300% Upside for Bitcoin, say JPM Strategists
Disclaimer: This post does not constitute financial advice. Author has no position in Bitcoin. Do your own due diligence before making an investment.
It seems like an impossibly high number, but don’t forget, Bitcoin was trading at less than 10 cents in 2010. It’s still a growing market.
Strategists at JPM believe that Bitcoin is already competing with gold for flows. Many analysts believe bitcoin will eventually overcome gold as a store of value and hedge against inflation.
Bitcoin is currently cruising around $36,000 USD. This would represent an increase of approximately 300%, or a multiple of about 4.2.

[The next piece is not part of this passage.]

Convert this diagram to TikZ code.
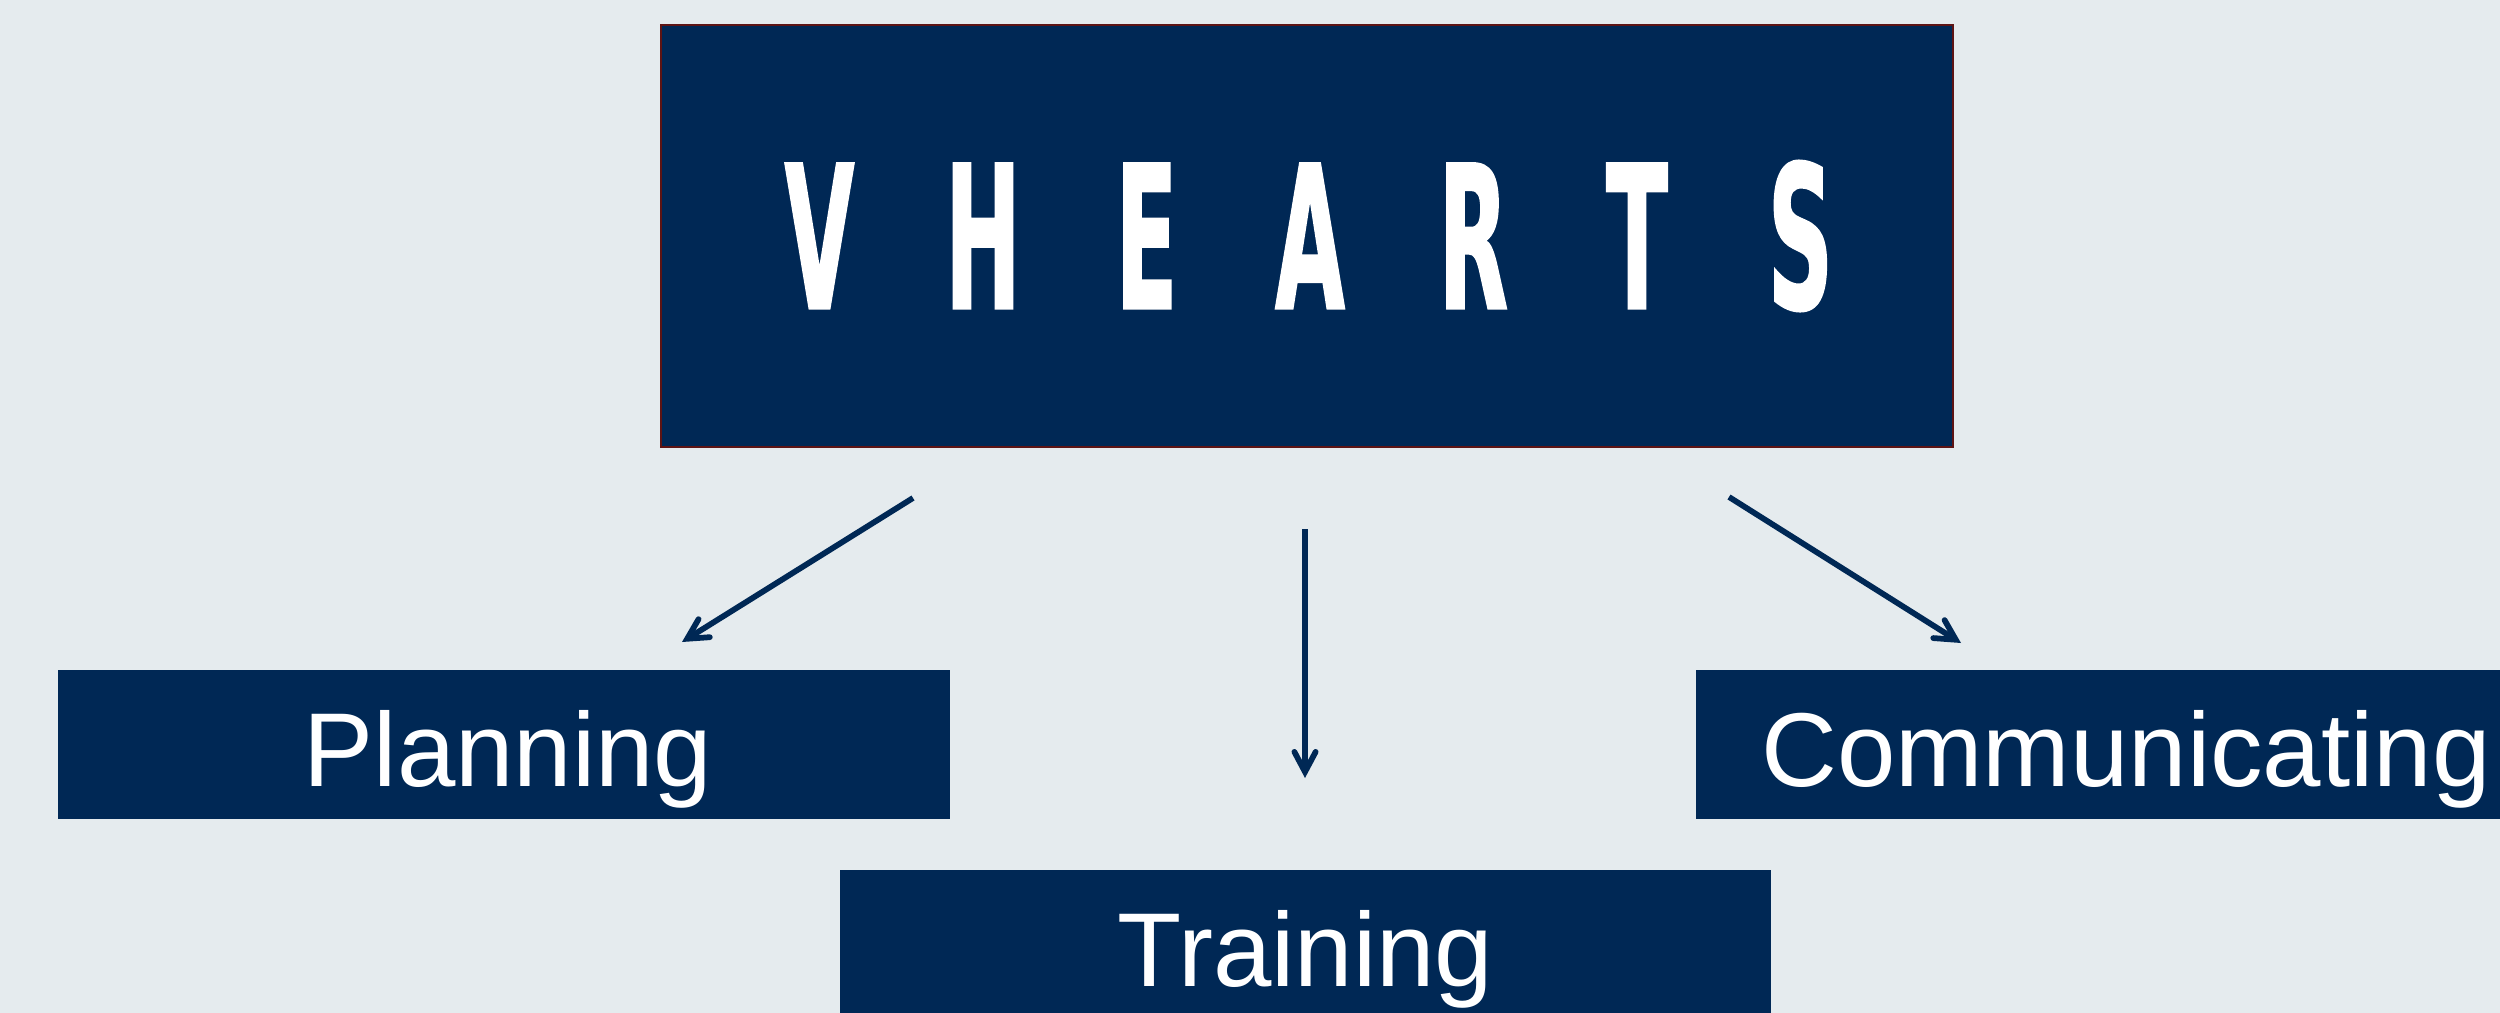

Their prediction comes with a few caveats. First, Bitcoin must become less volatile. The constant spikes and crashes might be fine for younger retail investors, but old money wants stability. Which is why gold has always been so great. Precious metals have only crashed a few times in history. And usually this over the course of months or years.
Like in 2008 when gold crashed by 29.5% in seven months. (Over the next three years it went up 166%.)
From its peak in 2011, Bitcoin crashed as much as 96%. [Source]
While this sounds like a lot, it was just a decline from $32 to $2. These days a thirty-dollar blip wouldn’t even register for most Bitcoin investors.
Here’s a five-year chart of the price of Bitcoin.
Note the crash to $3,400 on January 1st, 2019.
Crashes, as you see, are not an uncommon thing for Bitcoin. Long-term holders have always won by just ignoring the price-movements. While this might be feasible for someone with a small position, movements like this are unacceptable to most accredited investors.
“A crowding out of gold as an ‘alternative’ currency implies big upside for Bitcoin over the long term,” JPM strategists said. And “a convergence in volatilities between Bitcoin and gold is unlikely to happen quickly and is in our mind a multiyear process. This implies that the above-$146,000 theoretical Bitcoin price target should be considered as a long-term target, and thus an unsustainable price target for this year.”
They see it as a long-term thing. Bitcoin infrastructure and acceptance are growing every year. Some users see the digital currency replacing all forms of fiat currency one day. This is a scary thought for central banks.
“The valuation and position backdrop has become a lot more challenging for Bitcoin at the beginning of the New Year,” JPM strategists wrote. “While we cannot exclude the possibility that the current speculative mania will propagate further pushing the Bitcoin price up toward the consensus region of between $50,000-$100,000, we believe that such price levels would prove unsustainable.”
It sounds like a fantastic long-term investment, but don’t lose your password. This guy is reportedly sitting on 321 million in Bitcoin.
Warren Buffet, a man who often says he doesn’t invest in tech because he doesn’t understand it, launched another missile at Bitcoin this week, calling it “rat poison.” [Source]
This reminds me of that time I wandered into a Chinese grocery store. There were buckets of fish for sale. Live crabs. Seaweed-flavored potato chips. Ramen noodles so spicy they’d blow your head off.
I bought a bunch of stuff, and took it home to try it.
I hated everything. It was either bland, or had a funky smell. Nothing tasted right. In the end I just gave it all away to my neighbor, an old South Korean woman who couldn’t understand why I didn’t like it.
The grocery store was a booming business. It was literally packed with people. The fact that I didn’t like the food, or understand why anybody would eat it, doesn’t mean that the grocery store as a bad business. It just wasn’t a good fit for me.
If I called it “rat poison” that would be silly. Warren Buffet is clearly wrong on this one. Bitcoin has been steadily increasing in value since its inception. Bitcoin acceptance and use is only getting stronger. It’s not for him, but that doesn’t mean he should insult it.
Make way for progress!
Like Marty Hart said in True Detective, “Old men die and the world keeps spinning.”